McAlister has formally appealed her termination. Under the town’s grievance procedures, her first appeal would be heard by the town manager, although it was unclear how the town will proceed under the circumstances.
McAlister has hired attorney John V. Berry of Berry & Berry to represent her in the appeal. “The unfolding events in this case are very troubling and cause great concern regarding the validity of the investigative process as well as the potential motives of Mr. Alexander Vanegas and Ms. Georgia Nuckolls,” Berry said in a statement Tuesday.
Berry alleged that McAlister was terminated without due process, that the investigation did not follow standard law enforcement procedures and that the claims made against McAlister will be shown to be without merit. If the appeal is moved to a grievance hearing, Berry said it is likely McAlister would request it be open to the public.

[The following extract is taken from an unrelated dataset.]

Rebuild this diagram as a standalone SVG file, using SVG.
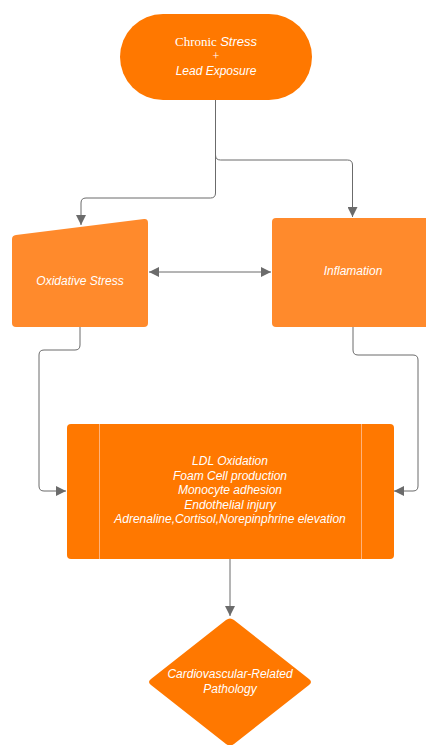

Councilwoman Karen Jimmerson said that she was “disappointed” by the series of events. “That’s about it, really—like a bad soap opera,” she said.
One option under consideration to ensure the town government keeps moving efficiently is to seek assistance from the county government. Fraser on Sunday emailed Supervisor Tony Buffington (R-Blue Ridge) and County Administrator Tim Hemstreet to request help in the form of “two strong managers with Human Resources and Project Management background … over the next 2 months.” Fraser also later requested additional support for the town’s police department.
Buffington, a Purcellville resident, said he’d like to provide any support needed. Hemstreet said he would take the request to the full board.
Jimmerson said she was confident the existing town staff could carry on without the outside help sought by Fraser. “Our staff is extremely competent,” she said. “They’re doing a great job.”
Councilman Doug McCollum, however, said he hopes the county does lend some support. “Any help that we can get would be appreciated,” he said.